Take the production of semiconductors, the technology behind laptops, cell phones, cars, and now, artificial intelligence. Silicon is the material used for semiconductor wafers, but it is limited for advanced computing applications. Add gallium and germanium, and the chip’s capacity rises exponentially. The finished product also contains a mix of palladium, arsenic, iridium, titanium, copper and cobalt.
These materials also have important military applications. According to Home, “Super-powerful gallium nitride chips enhance radar capability and boost drone-jamming capacity, a major defence priority in an age of drone swarms.”
And the competition from these metals to get funded for further exploration, development and mining is going to butt up against the existing deficit in copper, gold and silver as more resources are also put towards their supply.
With demand surging for all these different minerals, mines depleted, depleting or lacking, the M&A cannot continue for much longer.

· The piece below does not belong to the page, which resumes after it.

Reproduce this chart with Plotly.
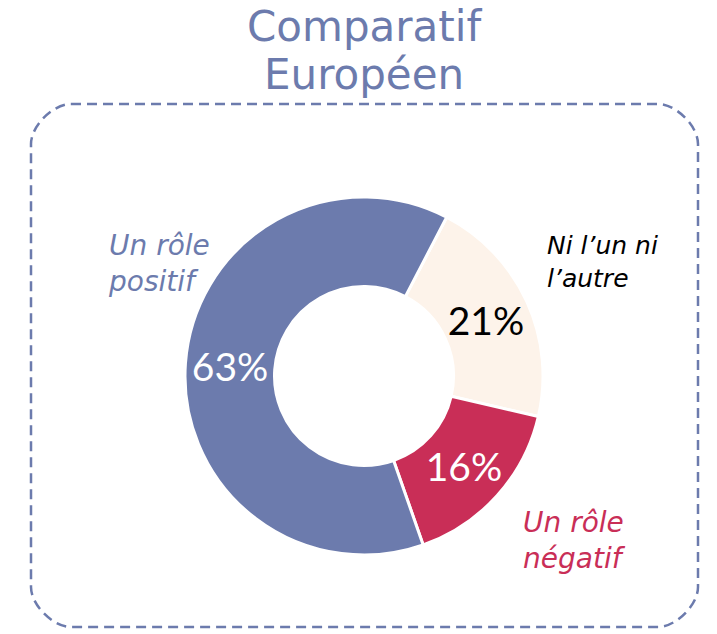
import plotly.graph_objects as go

labels = ["Ni l’un ni l’autre", "Un rôle négatif", "Un rôle positif"]
values = [21, 16, 63]
colors = ["#FDF3EA", "#C92E57", "#6C7BAD"]
text_colors = ["#000000", "#FFFFFF", "#FFFFFF"]
title_lines = ["Comparatif", "Européen"]

W, H = 717, 634

def px(x):
    return x / W

def py(y):
    return 1 - y / H

cx, cy, R = 364, 376, 179

fig = go.Figure()
fig.add_trace(go.Pie(
    labels=labels,
    values=values,
    sort=False,
    direction="clockwise",
    rotation=27.5,
    hole=0.5,
    marker=dict(colors=colors, line=dict(color="white", width=3)),
    texttemplate="%{value}%",
    textposition="inside",
    insidetextorientation="horizontal",
    insidetextfont=dict(family="Lato", size=39, color=text_colors),
    domain=dict(x=[px(cx - R), px(cx + R)], y=[py(cy + R), py(cy - R)]),
    showlegend=False,
    hoverinfo="label+percent",
))

# title (two lines, tighter spacing)
for i, line in enumerate(title_lines):
    fig.add_annotation(text=line, x=px(364), y=py(0 + 48 * i), xref="paper", yref="paper",
                       xanchor="center", yanchor="top", showarrow=False,
                       font=dict(family="DejaVu Sans", size=42, color="#6C7BAD"))

# category labels
lab_font = "DejaVu Sans"
fig.add_annotation(text="<i>Un rôle<br>positif</i>", x=px(106), y=py(227), xref="paper", yref="paper",
                   xanchor="left", yanchor="top", align="left", showarrow=False,
                   font=dict(family=lab_font, size=28, color="#6C7BAD"))
fig.add_annotation(text="<i>Ni l’un ni<br>l’autre</i>", x=px(545), y=py(229), xref="paper", yref="paper",
                   xanchor="left", yanchor="top", align="left", showarrow=False,
                   font=dict(family=lab_font, size=25, color="#000000"))
fig.add_annotation(text="<i>Un rôle<br>négatif</i>", x=px(521), y=py(504), xref="paper", yref="paper",
                   xanchor="left", yanchor="top", align="left", showarrow=False,
                   font=dict(family=lab_font, size=28, color="#C92E57"))

# dashed rounded border
x0, x1, y0, y1, r = 31, 698, 104, 627, 40
k = 0.45 * r
path = (
    f"M {px(x0 + r)},{py(y0)} L {px(x1 - r)},{py(y0)} "
    f"C {px(x1 - r + k)},{py(y0)} {px(x1)},{py(y0 + r - k)} {px(x1)},{py(y0 + r)} "
    f"L {px(x1)},{py(y1 - r)} "
    f"C {px(x1)},{py(y1 - r + k)} {px(x1 - r + k)},{py(y1)} {px(x1 - r)},{py(y1)} "
    f"L {px(x0 + r)},{py(y1)} "
    f"C {px(x0 + r - k)},{py(y1)} {px(x0)},{py(y1 - r + k)} {px(x0)},{py(y1 - r)} "
    f"L {px(x0)},{py(y0 + r)} "
    f"C {px(x0)},{py(y0 + r - k)} {px(x0 + r - k)},{py(y0)} {px(x0 + r)},{py(y0)} Z"
)
fig.add_shape(type="path", path=path, xref="paper", yref="paper",
              line=dict(color="#6C7BAD", width=2.5, dash="10px,6px"))

fig.update_layout(width=W, height=H, margin=dict(l=0, r=0, t=0, b=0),
                  paper_bgcolor="white", plot_bgcolor="white")

fig.write_html("out.html", config={"displayModeBar": False},
               post_script="document.body.style.margin='0';")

Sooner then later, there will be a huge surge of miners making upstream transactions, with juniors.
And prices for these minerals are going to have to go higher, only by maintaining, and holding, well above incentive pricing for a significant period of time will mines be built. The incentive price for copper is the minimum market price needed for mining companies to justify investing in new, large-scale mining projects or to significantly expand existing production. It represents the cost threshold required for a project to be economically viable, ensuring a specific return on investment.
The wave of M&A currently sweeping across miners will trickle down the food chain and eventually reach juniors. In my opinion it’s just a matter of time until the last few miners left standing realize they’ve locked up the last of the world’s mining reserves amongst themselves. When they do, it’s going to be a mad scramble to lock up as much junior mining company resources as they can.
After all, it’s the juniors who currently own the world’s future mining reserves.